Leave out the pictures and retype only the lines from the opening line to the line that holds "xtick_labels = ['0.8', '0.9', '1', '1.1', '1.2', '1.3', '1.4']", both ends included.

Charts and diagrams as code

'''

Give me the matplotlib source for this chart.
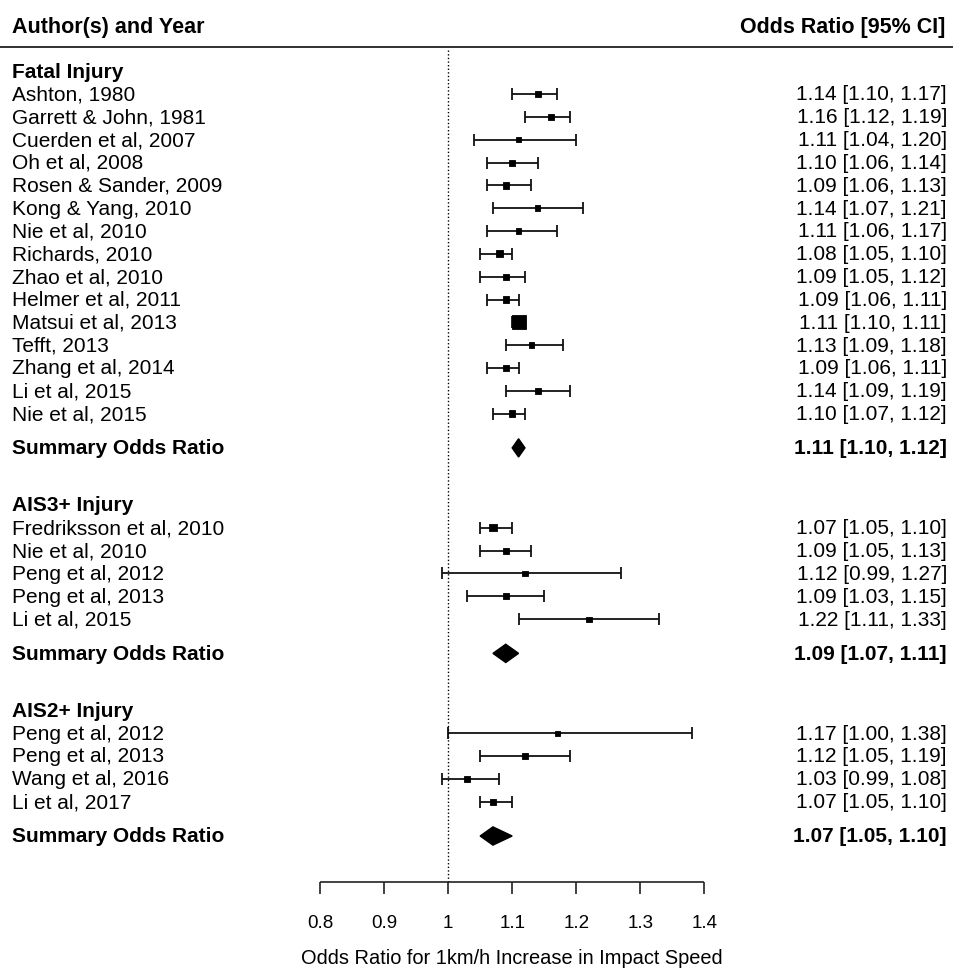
import matplotlib
matplotlib.use('Agg')
import numpy as np
from matplotlib import pyplot as plt
from matplotlib.patches import Polygon

plt.rcParams['font.family'] = ['Liberation Sans', 'DejaVu Sans']

# Fatal injury studies
fatal_studies = ['Ashton, 1980', 'Garrett & John, 1981', 'Cuerden et al, 2007', 'Oh et al, 2008',
                 'Rosen & Sander, 2009', 'Kong & Yang, 2010', 'Nie et al, 2010', 'Richards, 2010',
                 'Zhao et al, 2010', 'Helmer et al, 2011', 'Matsui et al, 2013', 'Tefft, 2013',
                 'Zhang et al, 2014', 'Li et al, 2015', 'Nie et al, 2015']
fatal_or = [1.14, 1.16, 1.11, 1.10, 1.09, 1.14, 1.11, 1.08, 1.09, 1.09, 1.11, 1.13, 1.09, 1.14, 1.10]
fatal_lo = [1.10, 1.12, 1.04, 1.06, 1.06, 1.07, 1.06, 1.05, 1.05, 1.06, 1.10, 1.09, 1.06, 1.09, 1.07]
fatal_hi = [1.17, 1.19, 1.20, 1.14, 1.13, 1.21, 1.17, 1.10, 1.12, 1.11, 1.11, 1.18, 1.11, 1.19, 1.12]
fatal_wt = [6.5, 6.0, 2.5, 5.5, 6.5, 2.8, 3.5, 8.5, 4.5, 7.5, 40.0, 3.0, 7.0, 3.0, 8.0]
fatal_sum = (1.11, 1.10, 1.12)

# AIS3+ studies
ais3_studies = ['Fredriksson et al, 2010', 'Nie et al, 2010', 'Peng et al, 2012', 'Peng et al, 2013',
                'Li et al, 2015']
ais3_or = [1.07, 1.09, 1.12, 1.09, 1.22]
ais3_lo = [1.05, 1.05, 0.99, 1.03, 1.11]
ais3_hi = [1.10, 1.13, 1.27, 1.15, 1.33]
ais3_wt = [11.0, 6.5, 2.0, 4.0, 2.0]
ais3_sum = (1.09, 1.07, 1.11)

# AIS2+ studies
ais2_studies = ['Peng et al, 2012', 'Peng et al, 2013', 'Wang et al, 2016', 'Li et al, 2017']
ais2_or = [1.17, 1.12, 1.03, 1.07]
ais2_lo = [1.00, 1.05, 0.99, 1.05]
ais2_hi = [1.38, 1.19, 1.08, 1.10]
ais2_wt = [1.0, 3.5, 4.0, 7.5]
ais2_sum = (1.07, 1.05, 1.10)

groups = [
    ('Fatal Injury', fatal_studies, fatal_or, fatal_lo, fatal_hi, fatal_wt, fatal_sum, 17),
    ('AIS3+ Injury', ais3_studies, ais3_or, ais3_lo, ais3_hi, ais3_wt, ais3_sum, 8),
    ('AIS2+ Injury', ais2_studies, ais2_or, ais2_lo, ais2_hi, ais2_wt, ais2_sum, 0),
]

xticks = [0.8, 0.9, 1, 1.1, 1.2, 1.3, 1.4]
xtick_labels = ['0.8', '0.9', '1', '1.1', '1.2', '1.3', '1.4']

fig = plt.figure(figsize=(9.54, 9.69), dpi=100)
ax = fig.add_axes([0, 0, 1, 1])
ax.set_xlim(0.3004, 1.7898)
ax.set_ylim(-5.826, 36.62)
ax.axis('off')

all_wt = np.array(fatal_wt + ais3_wt + ais2_wt)
wmin, wmax = all_wt.min(), all_wt.max()

def fmt(v, lo, hi):
    return f'{v:.2f} [{lo:.2f}, {hi:.2f}]'

xl = 12 / 954
xr = 947 / 954
tr = ax.get_yaxis_transform()
base = 0.28  # baseline offset below row centre
fs = 15

for title, studies, est, lo, hi, wt, summ, srow in groups:
    rows = srow + 1.5 + np.arange(len(studies))[::-1]
    est = np.array(est)
    lo = np.array(lo)
    hi = np.array(hi)
    ax.errorbar(est, rows, xerr=[est - lo, hi - est], fmt='none', ecolor='#111111',
                elinewidth=1.3, capsize=4.3, capthick=1.3)
    side = 5.0 + (np.array(wt) - wmin) / (wmax - wmin) * 9.0
    ax.scatter(est, rows, s=(side * 0.72) ** 2, marker='s', color='black',
               edgecolors='black', linewidths=0.6, zorder=3)
    for r, name, e, l, h in zip(rows, studies, est, lo, hi):
        ax.text(xl, r - base, name, transform=tr, fontsize=fs, va='baseline', ha='left')
        ax.text(xr, r - base, fmt(e, l, h), transform=tr, fontsize=fs, va='baseline', ha='right')
    ax.text(xl, rows[0] + 1 - base, title, transform=tr, fontsize=fs, fontweight='bold',
            va='baseline', ha='left')

    # summary diamond
    m, sl, sh = summ
    dh = 0.4
    ax.add_patch(Polygon([(sl, srow), (m, srow + dh), (sh, srow), (m, srow - dh)],
                         closed=True, facecolor='black', edgecolor='black', lw=1.0))
    ax.text(xl, srow - base, 'Summary Odds Ratio', transform=tr, fontsize=fs, fontweight='bold',
            va='baseline', ha='left')
    ax.text(xr, srow - base, fmt(m, sl, sh), transform=tr, fontsize=fs, fontweight='bold',
            va='baseline', ha='right')

# header
hdr_row = 34.56
ax.axhline(hdr_row, color='#222222', lw=1.3)
ax.text(12 / 954, 35.17, 'Author(s) and Year', transform=tr, fontsize=15.5, fontweight='bold',
        va='baseline', ha='left')
ax.text(945 / 954, 35.17, 'Odds Ratio [95% CI]', transform=tr, fontsize=15.5, fontweight='bold',
        va='baseline', ha='right')

# reference line and axis
axis_row = -2.02
ax.vlines(1, axis_row, hdr_row - 0.1, colors='black', lw=1.0, linestyles=(0, (1, 1.6)))
ax.hlines(axis_row, xticks[0], xticks[-1], colors='#222222', lw=1.2)
ax.vlines(xticks, axis_row - 0.5, axis_row, colors='#222222', lw=1.2)
for t, lab in zip(xticks, xtick_labels):
    ax.text(t, -3.82, lab, fontsize=13.5, ha='center', va='center')
ax.text(1.1, -5.35, 'Odds Ratio for 1km/h Increase in Impact Speed', fontsize=14.4,
        ha='center', va='center')

fig.savefig('out.png', dpi=100)
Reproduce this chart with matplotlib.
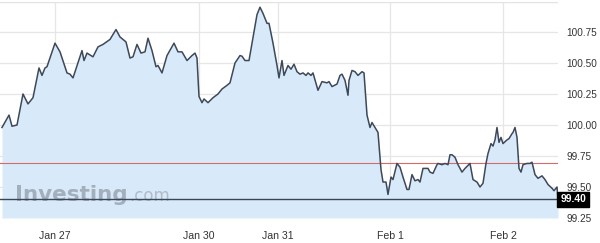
import matplotlib
matplotlib.use("Agg")
import matplotlib.pyplot as plt

# time positions (chart units) and prices
t = [2, 9, 12, 17, 23, 28, 33, 39, 42, 45, 47, 55, 60, 67, 70, 73, 82, 84, 87, 93,
     98, 103, 110, 116, 120, 126, 130, 133, 137, 141, 145, 148, 152, 156, 158, 162,
     167, 174, 178, 182, 187, 192, 195, 197, 199, 202, 204, 208, 213, 218, 222, 227,
     230, 235, 240, 242, 245, 249, 252, 257, 260, 263, 267, 269, 273, 277, 279, 282,
     284, 288, 291, 294, 297, 300, 303, 306, 308, 311, 313, 318, 322, 327, 329, 332,
     337, 340, 342, 345, 348, 349, 352, 355, 358, 362, 364, 367, 370, 372, 375, 378,
     381, 383, 386, 388, 391, 393, 397, 400, 403, 407, 409, 412, 415, 418, 420, 423,
     428, 430, 433, 437, 438, 442, 445, 448, 450, 452, 455, 458, 462, 465, 470, 473,
     477, 480, 483, 486, 488, 491, 493, 495, 497, 499, 501, 503, 507, 509, 512, 513,
     515, 517, 519, 521, 523, 527, 530, 532, 535, 538, 542, 545, 548, 552, 554, 557, 558]
price = [99.98, 100.08, 99.99, 100.00, 100.25, 100.17, 100.22, 100.46, 100.40, 100.46,
         100.47, 100.66, 100.59, 100.42, 100.41, 100.38, 100.60, 100.52, 100.58, 100.55,
         100.63, 100.65, 100.69, 100.77, 100.71, 100.67, 100.54, 100.55, 100.65, 100.58,
         100.59, 100.70, 100.60, 100.47, 100.48, 100.42, 100.56, 100.66, 100.59, 100.59,
         100.52, 100.56, 100.58, 100.54, 100.23, 100.18, 100.21, 100.18, 100.22, 100.25,
         100.29, 100.32, 100.34, 100.50, 100.56, 100.555, 100.52, 100.52, 100.66, 100.89,
         100.95, 100.90, 100.82, 100.82, 100.66, 100.48, 100.38, 100.52, 100.40, 100.48,
         100.45, 100.49, 100.43, 100.41, 100.42, 100.40, 100.42, 100.40, 100.42, 100.28,
         100.35, 100.34, 100.35, 100.31, 100.33, 100.40, 100.41, 100.36, 100.24, 100.36,
         100.44, 100.43, 100.40, 100.43, 100.42, 100.08, 99.98, 100.02, 99.98, 99.94,
         99.64, 99.54, 99.54, 99.44, 99.58, 99.56, 99.69, 99.66, 99.58, 99.48,
         99.48, 99.60, 99.55, 99.56, 99.54, 99.65, 99.65, 99.62, 99.61, 99.68,
         99.69, 99.68, 99.69, 99.68, 99.76, 99.76, 99.74, 99.68, 99.62, 99.65,
         99.69, 99.56, 99.54, 99.50, 99.53, 99.69, 99.77, 99.85, 99.83, 99.88,
         99.98, 99.86, 99.90, 99.85, 99.88, 99.89, 99.93, 99.94, 99.98, 99.90,
         99.65, 99.62, 99.68, 99.69, 99.69, 99.70, 99.60, 99.57, 99.59, 99.56,
         99.52, 99.49, 99.47, 99.50, 99.41]

tick_pos = [55, 199, 278, 390, 503]
tick_labels = ["Jan 27", "Jan 30", "Jan 31", "Feb 1", "Feb 2"]
y_ticks = [99.25, 99.50, 99.75, 100.00, 100.25, 100.50, 100.75]
y_tick_labels = ["99.25", "99.50", "99.75", "100.00", "100.25", "100.50", "100.75"]
prev_close = 99.69
last_price = 99.40
y_bottom, y_top = 99.25, 100.992
x_left, x_right = 0, 558

W, H = 600, 243
fig = plt.figure(figsize=(W / 100, H / 100), dpi=100)
fig.patch.set_facecolor("white")
ax = fig.add_axes([0.0, 1 - 218 / H, 558 / W, 216 / H])
ax.set_facecolor("white")
ax.set_xlim(x_left, x_right)
ax.set_ylim(y_bottom, y_top)

for s in ax.spines.values():
    s.set_visible(False)
ax.axhline(y_top, color="#e3e3e3", lw=1, zorder=0)

ax.set_yticks(y_ticks)
ax.set_xticks(tick_pos)
ax.grid(True, color="#e6e6e6", lw=0.9, zorder=0)
ax.set_axisbelow(True)

ax.fill_between(t, price, y_bottom, color="#d8e9fa", lw=0, zorder=1)

# watermark
ax.text(15, 99.385, "Investing", family="DejaVu Sans", fontweight="bold", fontsize=15.5,
        color="#9fa9b6", alpha=0.9, zorder=2, va="baseline", ha="left")
ax.text(129, 99.385, ".com", family="DejaVu Sans", fontsize=12, color="#aeb7c2",
        alpha=0.9, zorder=2, va="baseline", ha="left")

ax.axhline(prev_close, color="#d46a6a", lw=0.8, zorder=3)
ax.axhline(last_price, color="#3a4656", lw=1.0, zorder=3)
ax.plot(t, price, color="#3d4859", lw=1.1, zorder=4)

ax.yaxis.tick_right()
ax.set_yticklabels(y_tick_labels)
ax.set_xticklabels(tick_labels)
ax.tick_params(axis="y", length=0, pad=6, labelsize=7.2, labelcolor="#333333")
ax.tick_params(axis="x", length=0, pad=9, labelsize=7.6, labelcolor="#333333")
for lab in ax.get_xticklabels() + ax.get_yticklabels():
    lab.set_family("Liberation Sans")

ax.text(1.004, last_price, f"{last_price:.2f}", transform=ax.get_yaxis_transform(),
        ha="left", va="center", fontsize=7.4, fontweight="bold", color="white",
        family="Liberation Sans", zorder=6,
        bbox=dict(boxstyle="square,pad=0.28", fc="black", ec="black"),
        clip_on=False)

fig.savefig("out.png", dpi=100)
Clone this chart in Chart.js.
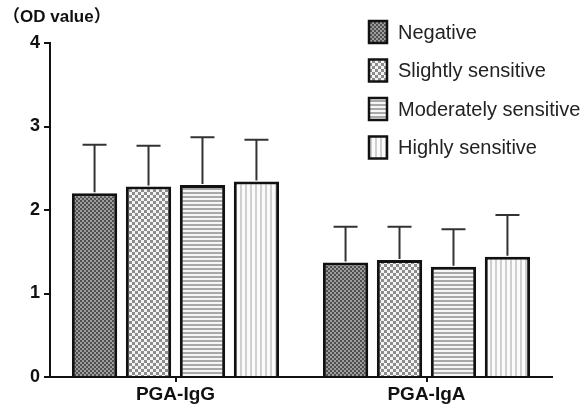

'''

(CORRECT OUTPUT)
Give me the matplotlib source for this chart.
import matplotlib
matplotlib.use('Agg')
import numpy as np
from matplotlib import pyplot as plt
from matplotlib.patches import Polygon

plt.rcParams['font.family'] = ['Liberation Sans', 'DejaVu Sans']

# Fatal injury studies
fatal_studies = ['Ashton, 1980', 'Garrett & John, 1981', 'Cuerden et al, 2007', 'Oh et al, 2008',
                 'Rosen & Sander, 2009', 'Kong & Yang, 2010', 'Nie et al, 2010', 'Richards, 2010',
                 'Zhao et al, 2010', 'Helmer et al, 2011', 'Matsui et al, 2013', 'Tefft, 2013',
                 'Zhang et al, 2014', 'Li et al, 2015', 'Nie et al, 2015']
fatal_or = [1.14, 1.16, 1.11, 1.10, 1.09, 1.14, 1.11, 1.08, 1.09, 1.09, 1.11, 1.13, 1.09, 1.14, 1.10]
fatal_lo = [1.10, 1.12, 1.04, 1.06, 1.06, 1.07, 1.06, 1.05, 1.05, 1.06, 1.10, 1.09, 1.06, 1.09, 1.07]
fatal_hi = [1.17, 1.19, 1.20, 1.14, 1.13, 1.21, 1.17, 1.10, 1.12, 1.11, 1.11, 1.18, 1.11, 1.19, 1.12]
fatal_wt = [6.5, 6.0, 2.5, 5.5, 6.5, 2.8, 3.5, 8.5, 4.5, 7.5, 40.0, 3.0, 7.0, 3.0, 8.0]
fatal_sum = (1.11, 1.10, 1.12)

# AIS3+ studies
ais3_studies = ['Fredriksson et al, 2010', 'Nie et al, 2010', 'Peng et al, 2012', 'Peng et al, 2013',
                'Li et al, 2015']
ais3_or = [1.07, 1.09, 1.12, 1.09, 1.22]
ais3_lo = [1.05, 1.05, 0.99, 1.03, 1.11]
ais3_hi = [1.10, 1.13, 1.27, 1.15, 1.33]
ais3_wt = [11.0, 6.5, 2.0, 4.0, 2.0]
ais3_sum = (1.09, 1.07, 1.11)

# AIS2+ studies
ais2_studies = ['Peng et al, 2012', 'Peng et al, 2013', 'Wang et al, 2016', 'Li et al, 2017']
ais2_or = [1.17, 1.12, 1.03, 1.07]
ais2_lo = [1.00, 1.05, 0.99, 1.05]
ais2_hi = [1.38, 1.19, 1.08, 1.10]
ais2_wt = [1.0, 3.5, 4.0, 7.5]
ais2_sum = (1.07, 1.05, 1.10)

groups = [
    ('Fatal Injury', fatal_studies, fatal_or, fatal_lo, fatal_hi, fatal_wt, fatal_sum, 17),
    ('AIS3+ Injury', ais3_studies, ais3_or, ais3_lo, ais3_hi, ais3_wt, ais3_sum, 8),
    ('AIS2+ Injury', ais2_studies, ais2_or, ais2_lo, ais2_hi, ais2_wt, ais2_sum, 0),
]

xticks = [0.8, 0.9, 1, 1.1, 1.2, 1.3, 1.4]
xtick_labels = ['0.8', '0.9', '1', '1.1', '1.2', '1.3', '1.4']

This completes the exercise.